### INFORMATION PROVIDED
++++++++

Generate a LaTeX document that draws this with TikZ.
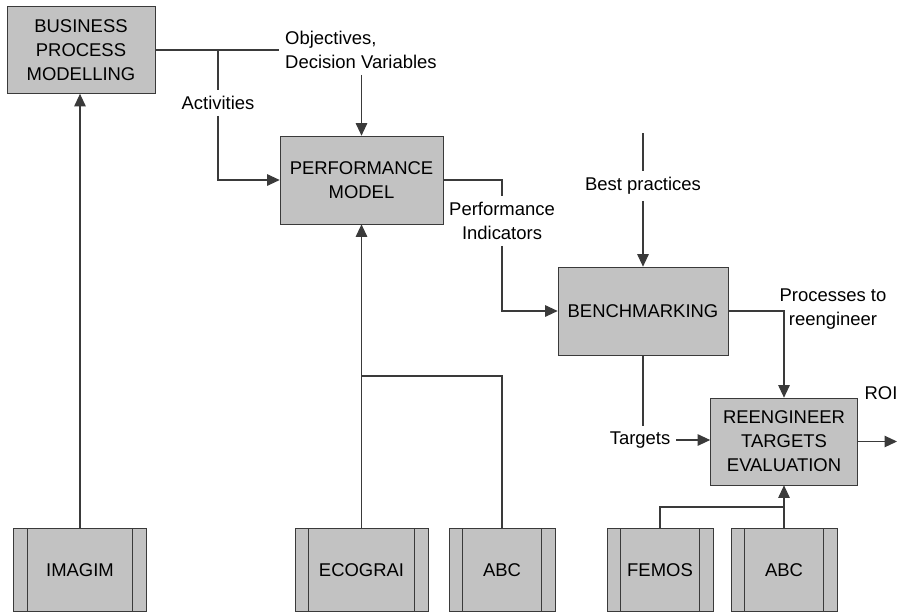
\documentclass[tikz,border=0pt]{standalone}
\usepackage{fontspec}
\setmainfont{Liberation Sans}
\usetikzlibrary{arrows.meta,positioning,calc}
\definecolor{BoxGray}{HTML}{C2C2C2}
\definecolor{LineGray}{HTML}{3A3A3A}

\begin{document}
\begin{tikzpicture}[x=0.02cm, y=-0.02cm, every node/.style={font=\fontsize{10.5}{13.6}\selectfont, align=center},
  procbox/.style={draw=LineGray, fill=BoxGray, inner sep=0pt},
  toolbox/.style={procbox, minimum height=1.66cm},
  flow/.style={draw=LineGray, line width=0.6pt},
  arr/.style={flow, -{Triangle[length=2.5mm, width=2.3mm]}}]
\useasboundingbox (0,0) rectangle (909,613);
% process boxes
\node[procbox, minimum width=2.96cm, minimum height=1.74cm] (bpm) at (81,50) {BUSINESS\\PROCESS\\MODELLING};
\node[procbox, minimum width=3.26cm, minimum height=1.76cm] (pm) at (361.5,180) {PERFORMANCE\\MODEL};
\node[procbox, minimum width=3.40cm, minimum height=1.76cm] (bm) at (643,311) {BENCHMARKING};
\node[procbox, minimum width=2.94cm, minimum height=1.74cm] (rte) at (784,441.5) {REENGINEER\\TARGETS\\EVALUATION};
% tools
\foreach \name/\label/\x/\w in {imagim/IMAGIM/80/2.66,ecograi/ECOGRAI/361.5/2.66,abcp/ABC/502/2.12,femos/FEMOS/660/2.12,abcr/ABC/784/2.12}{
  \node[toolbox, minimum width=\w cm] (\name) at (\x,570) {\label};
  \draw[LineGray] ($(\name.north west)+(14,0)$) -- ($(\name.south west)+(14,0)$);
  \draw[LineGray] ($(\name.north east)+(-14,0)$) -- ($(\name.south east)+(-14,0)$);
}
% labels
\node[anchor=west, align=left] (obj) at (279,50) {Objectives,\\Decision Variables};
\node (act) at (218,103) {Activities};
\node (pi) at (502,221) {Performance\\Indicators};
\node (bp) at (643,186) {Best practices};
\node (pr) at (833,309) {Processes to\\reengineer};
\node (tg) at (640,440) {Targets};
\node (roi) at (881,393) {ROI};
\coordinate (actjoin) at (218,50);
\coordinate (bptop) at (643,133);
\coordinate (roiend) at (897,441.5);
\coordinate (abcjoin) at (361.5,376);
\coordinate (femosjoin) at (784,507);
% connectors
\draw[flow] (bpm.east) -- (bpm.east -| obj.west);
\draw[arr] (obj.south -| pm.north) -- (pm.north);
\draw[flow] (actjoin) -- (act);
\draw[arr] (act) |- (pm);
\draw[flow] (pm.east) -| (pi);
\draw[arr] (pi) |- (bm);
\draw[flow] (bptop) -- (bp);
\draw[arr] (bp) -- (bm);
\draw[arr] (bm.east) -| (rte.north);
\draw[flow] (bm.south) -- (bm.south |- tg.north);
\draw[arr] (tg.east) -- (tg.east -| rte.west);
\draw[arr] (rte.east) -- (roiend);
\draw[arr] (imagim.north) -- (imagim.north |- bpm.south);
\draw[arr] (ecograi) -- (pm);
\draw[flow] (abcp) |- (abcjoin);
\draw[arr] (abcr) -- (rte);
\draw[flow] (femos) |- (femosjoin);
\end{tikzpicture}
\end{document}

++++++++

### WHAT YOU NEED TO DO
Reproduce the full listing faithfully, but do not carry over any pictures.

### FULL SOLUTION
Generate a LaTeX document that draws this with TikZ.
\documentclass[tikz,border=0pt]{standalone}
\usepackage{fontspec}
\setmainfont{Liberation Sans}
\usetikzlibrary{arrows.meta,positioning,calc}
\definecolor{BoxGray}{HTML}{C2C2C2}
\definecolor{LineGray}{HTML}{3A3A3A}

\begin{document}
\begin{tikzpicture}[x=0.02cm, y=-0.02cm, every node/.style={font=\fontsize{10.5}{13.6}\selectfont, align=center},
  procbox/.style={draw=LineGray, fill=BoxGray, inner sep=0pt},
  toolbox/.style={procbox, minimum height=1.66cm},
  flow/.style={draw=LineGray, line width=0.6pt},
  arr/.style={flow, -{Triangle[length=2.5mm, width=2.3mm]}}]
\useasboundingbox (0,0) rectangle (909,613);
% process boxes
\node[procbox, minimum width=2.96cm, minimum height=1.74cm] (bpm) at (81,50) {BUSINESS\\PROCESS\\MODELLING};
\node[procbox, minimum width=3.26cm, minimum height=1.76cm] (pm) at (361.5,180) {PERFORMANCE\\MODEL};
\node[procbox, minimum width=3.40cm, minimum height=1.76cm] (bm) at (643,311) {BENCHMARKING};
\node[procbox, minimum width=2.94cm, minimum height=1.74cm] (rte) at (784,441.5) {REENGINEER\\TARGETS\\EVALUATION};
% tools
\foreach \name/\label/\x/\w in {imagim/IMAGIM/80/2.66,ecograi/ECOGRAI/361.5/2.66,abcp/ABC/502/2.12,femos/FEMOS/660/2.12,abcr/ABC/784/2.12}{
  \node[toolbox, minimum width=\w cm] (\name) at (\x,570) {\label};
  \draw[LineGray] ($(\name.north west)+(14,0)$) -- ($(\name.south west)+(14,0)$);
  \draw[LineGray] ($(\name.north east)+(-14,0)$) -- ($(\name.south east)+(-14,0)$);
}
% labels
\node[anchor=west, align=left] (obj) at (279,50) {Objectives,\\Decision Variables};
\node (act) at (218,103) {Activities};
\node (pi) at (502,221) {Performance\\Indicators};
\node (bp) at (643,186) {Best practices};
\node (pr) at (833,309) {Processes to\\reengineer};
\node (tg) at (640,440) {Targets};
\node (roi) at (881,393) {ROI};
\coordinate (actjoin) at (218,50);
\coordinate (bptop) at (643,133);
\coordinate (roiend) at (897,441.5);
\coordinate (abcjoin) at (361.5,376);
\coordinate (femosjoin) at (784,507);
% connectors
\draw[flow] (bpm.east) -- (bpm.east -| obj.west);
\draw[arr] (obj.south -| pm.north) -- (pm.north);
\draw[flow] (actjoin) -- (act);
\draw[arr] (act) |- (pm);
\draw[flow] (pm.east) -| (pi);
\draw[arr] (pi) |- (bm);
\draw[flow] (bptop) -- (bp);
\draw[arr] (bp) -- (bm);
\draw[arr] (bm.east) -| (rte.north);
\draw[flow] (bm.south) -- (bm.south |- tg.north);
\draw[arr] (tg.east) -- (tg.east -| rte.west);
\draw[arr] (rte.east) -- (roiend);
\draw[arr] (imagim.north) -- (imagim.north |- bpm.south);
\draw[arr] (ecograi) -- (pm);
\draw[flow] (abcp) |- (abcjoin);
\draw[arr] (abcr) -- (rte);
\draw[flow] (femos) |- (femosjoin);
\end{tikzpicture}
\end{document}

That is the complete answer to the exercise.